When someone else can bring an awareness to you of the eternal, everlasting presence of the experiential reality that is God, they are actively performing the role of God to you. Literally.
The way God “shows” God’s-self to us is by having others do actions that move us toward grace and forgiveness and love instead of fear and selfishness and cancelation.
All the while, God is prompting us to pay attention to those moments as they are happening, and they are happening all the time, everywhere.
The story of “A Christmas Carol” is a reminder to me that the Holy Spirit is constantly moving. She is constantly doing the work of showing me that I am worth the trouble, that transformation is not only possible but is at the heart of God’s continuous work in the world.
You are worth every effort, dear friend! Please, know this!
Look around at others and see how they are God to you. Pay attention and use your imagination. You’ll see it.
It won’t take long before you witness an act of loving-kindness between strangers, experience a piece of art that shakes you up, or read a Facebook post from someone you hold dear you that leads you to suddenly realize you’ve been having an encounter with God all along – that your entire life is one perpetual encounter with God.

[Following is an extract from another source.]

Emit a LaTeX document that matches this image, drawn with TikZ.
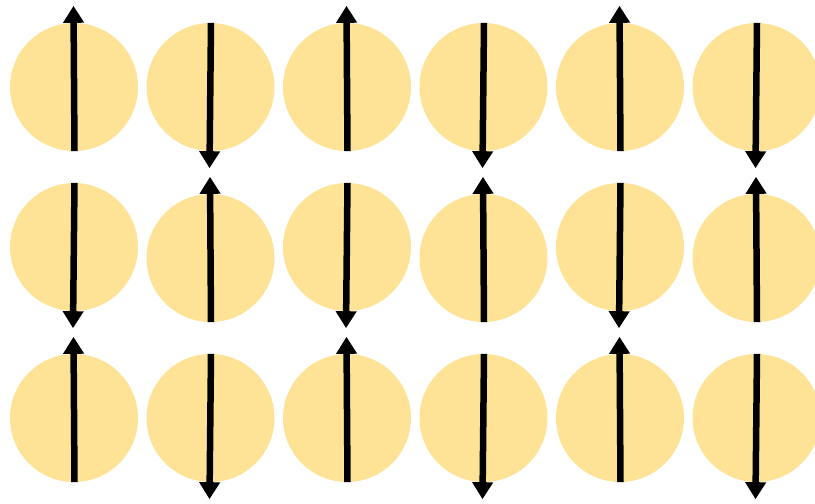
\documentclass[tikz,border=0pt]{standalone}
\usetikzlibrary{arrows.meta,calc}
\definecolor{ballfill}{HTML}{FEE397}
\tikzset{
  ball/.style={circle,fill=ballfill,draw=none,minimum size=128pt,inner sep=0pt},
  spin/.style={line width=6.5pt,-{Triangle[width=20pt,length=17pt]}}
}
\begin{document}
\begin{tikzpicture}[x=1pt,y=-1pt]
\useasboundingbox (0,0) rectangle (815,504);
\foreach \r/\yo/\ye/\dir in {1/87/87/1, 2/247/258/-1, 3/418/418/1} {
  \foreach \i in {0,...,5} {
    \pgfmathsetmacro{\x}{74+136.5*\i}
    \pgfmathtruncatemacro{\odd}{mod(\i,2)}
    \pgfmathsetmacro{\y}{\odd==0 ? \yo : \ye}
    \pgfmathtruncatemacro{\up}{(\odd==0 ? 1 : -1)*\dir}
    \node[ball] (b\r\i) at (\x,\y) {};
    \ifnum\up=1
      \draw[spin] ($(b\r\i.south)+(0.5,0)$) -- ($(b\r\i.north)+(-0.5,-17)$);
    \else
      \draw[spin] ($(b\r\i.north)+(0.5,0)$) -- ($(b\r\i.south)+(-1,17)$);
    \fi
  }
}
\end{tikzpicture}
\end{document}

Scrooge’s nephew, Fred, referencing his love of Christmas, speaks about it this way:
“I have always thought of Christmastime, when it has come around, as a good time—a kind forgiving, charitable, pleasant time. The only time I know of in the long calendar of the year when men and women seem by one consent to open their shut-up hearts freely, and to think of people below them as if they really were fellow travelers to the grave and not another race of creatures bound on other journeys.”
My “Fellow Travelers,” your presence is valuable in so many ways you cannot even imagine. That nudge inside you to choose love instead of hate, to think of others before yourself, to offer grace to someone when you want to *cancel* them, is from the very heart God.
And God has chosen to wear God’s heart on your sleeve and mine.